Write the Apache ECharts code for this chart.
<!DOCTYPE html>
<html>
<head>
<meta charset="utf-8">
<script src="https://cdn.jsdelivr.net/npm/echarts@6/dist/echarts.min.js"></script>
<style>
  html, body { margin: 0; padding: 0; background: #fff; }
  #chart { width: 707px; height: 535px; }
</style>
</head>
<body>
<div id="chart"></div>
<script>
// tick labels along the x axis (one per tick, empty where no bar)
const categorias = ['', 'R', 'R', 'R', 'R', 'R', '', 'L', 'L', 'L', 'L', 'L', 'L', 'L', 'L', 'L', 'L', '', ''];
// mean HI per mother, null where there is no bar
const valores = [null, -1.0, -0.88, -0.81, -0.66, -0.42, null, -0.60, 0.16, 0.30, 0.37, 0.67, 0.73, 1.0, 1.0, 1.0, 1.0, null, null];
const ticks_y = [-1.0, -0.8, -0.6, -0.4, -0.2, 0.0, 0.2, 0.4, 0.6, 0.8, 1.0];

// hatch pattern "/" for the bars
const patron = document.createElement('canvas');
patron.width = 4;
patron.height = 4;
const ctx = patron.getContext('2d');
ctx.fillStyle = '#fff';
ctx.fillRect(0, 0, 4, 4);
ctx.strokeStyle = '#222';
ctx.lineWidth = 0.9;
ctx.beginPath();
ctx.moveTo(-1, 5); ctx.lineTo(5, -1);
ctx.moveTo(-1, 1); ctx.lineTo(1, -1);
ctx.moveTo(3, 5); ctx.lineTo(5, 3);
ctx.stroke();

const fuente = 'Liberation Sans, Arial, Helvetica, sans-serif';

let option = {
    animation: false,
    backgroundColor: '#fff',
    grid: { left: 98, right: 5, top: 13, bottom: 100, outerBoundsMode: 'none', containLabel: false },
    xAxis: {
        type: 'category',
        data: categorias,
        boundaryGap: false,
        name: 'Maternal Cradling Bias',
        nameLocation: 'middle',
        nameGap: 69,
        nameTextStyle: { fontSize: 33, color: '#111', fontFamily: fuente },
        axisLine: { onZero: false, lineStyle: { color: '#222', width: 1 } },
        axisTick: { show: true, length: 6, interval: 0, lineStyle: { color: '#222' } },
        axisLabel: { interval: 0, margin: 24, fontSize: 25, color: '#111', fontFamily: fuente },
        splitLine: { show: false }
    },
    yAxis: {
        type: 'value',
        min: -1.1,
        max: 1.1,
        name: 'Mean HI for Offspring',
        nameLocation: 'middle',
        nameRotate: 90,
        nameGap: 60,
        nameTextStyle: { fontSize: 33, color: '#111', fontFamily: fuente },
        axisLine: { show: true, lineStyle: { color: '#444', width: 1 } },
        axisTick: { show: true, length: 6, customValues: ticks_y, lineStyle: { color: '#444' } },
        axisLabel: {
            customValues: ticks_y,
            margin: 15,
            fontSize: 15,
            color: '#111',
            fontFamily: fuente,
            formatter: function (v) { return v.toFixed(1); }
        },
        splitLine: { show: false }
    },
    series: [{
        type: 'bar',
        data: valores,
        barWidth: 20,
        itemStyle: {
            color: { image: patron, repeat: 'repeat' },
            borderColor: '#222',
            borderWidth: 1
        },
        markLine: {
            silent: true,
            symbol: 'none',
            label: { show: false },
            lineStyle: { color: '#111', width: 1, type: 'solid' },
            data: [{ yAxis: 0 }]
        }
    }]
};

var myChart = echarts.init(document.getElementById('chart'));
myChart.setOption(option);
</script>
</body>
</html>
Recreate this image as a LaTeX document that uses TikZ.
::::::::
Exercise prompt —
Exactly reproduce every line of the data above.

Full output —
Write the Apache ECharts code for this chart.
<!DOCTYPE html>
<html>
<head>
<meta charset="utf-8">
<script src="https://cdn.jsdelivr.net/npm/echarts@6/dist/echarts.min.js"></script>
<style>
  html, body { margin: 0; padding: 0; background: #fff; }
  #chart { width: 707px; height: 535px; }
</style>
</head>
<body>
<div id="chart"></div>
<script>
// tick labels along the x axis (one per tick, empty where no bar)
const categorias = ['', 'R', 'R', 'R', 'R', 'R', '', 'L', 'L', 'L', 'L', 'L', 'L', 'L', 'L', 'L', 'L', '', ''];
// mean HI per mother, null where there is no bar
const valores = [null, -1.0, -0.88, -0.81, -0.66, -0.42, null, -0.60, 0.16, 0.30, 0.37, 0.67, 0.73, 1.0, 1.0, 1.0, 1.0, null, null];
const ticks_y = [-1.0, -0.8, -0.6, -0.4, -0.2, 0.0, 0.2, 0.4, 0.6, 0.8, 1.0];

// hatch pattern "/" for the bars
const patron = document.createElement('canvas');
patron.width = 4;
patron.height = 4;
const ctx = patron.getContext('2d');
ctx.fillStyle = '#fff';
ctx.fillRect(0, 0, 4, 4);
ctx.strokeStyle = '#222';
ctx.lineWidth = 0.9;
ctx.beginPath();
ctx.moveTo(-1, 5); ctx.lineTo(5, -1);
ctx.moveTo(-1, 1); ctx.lineTo(1, -1);
ctx.moveTo(3, 5); ctx.lineTo(5, 3);
ctx.stroke();

const fuente = 'Liberation Sans, Arial, Helvetica, sans-serif';

let option = {
    animation: false,
    backgroundColor: '#fff',
    grid: { left: 98, right: 5, top: 13, bottom: 100, outerBoundsMode: 'none', containLabel: false },
    xAxis: {
        type: 'category',
        data: categorias,
        boundaryGap: false,
        name: 'Maternal Cradling Bias',
        nameLocation: 'middle',
        nameGap: 69,
        nameTextStyle: { fontSize: 33, color: '#111', fontFamily: fuente },
        axisLine: { onZero: false, lineStyle: { color: '#222', width: 1 } },
        axisTick: { show: true, length: 6, interval: 0, lineStyle: { color: '#222' } },
        axisLabel: { interval: 0, margin: 24, fontSize: 25, color: '#111', fontFamily: fuente },
        splitLine: { show: false }
    },
    yAxis: {
        type: 'value',
        min: -1.1,
        max: 1.1,
        name: 'Mean HI for Offspring',
        nameLocation: 'middle',
        nameRotate: 90,
        nameGap: 60,
        nameTextStyle: { fontSize: 33, color: '#111', fontFamily: fuente },
        axisLine: { show: true, lineStyle: { color: '#444', width: 1 } },
        axisTick: { show: true, length: 6, customValues: ticks_y, lineStyle: { color: '#444' } },
        axisLabel: {
            customValues: ticks_y,
            margin: 15,
            fontSize: 15,
            color: '#111',
            fontFamily: fuente,
            formatter: function (v) { return v.toFixed(1); }
        },
        splitLine: { show: false }
    },
    series: [{
        type: 'bar',
        data: valores,
        barWidth: 20,
        itemStyle: {
            color: { image: patron, repeat: 'repeat' },
            borderColor: '#222',
            borderWidth: 1
        },
        markLine: {
            silent: true,
            symbol: 'none',
            label: { show: false },
            lineStyle: { color: '#111', width: 1, type: 'solid' },
            data: [{ yAxis: 0 }]
        }
    }]
};

var myChart = echarts.init(document.getElementById('chart'));
myChart.setOption(option);
</script>
</body>
</html>
Recreate this image as a LaTeX document that uses TikZ.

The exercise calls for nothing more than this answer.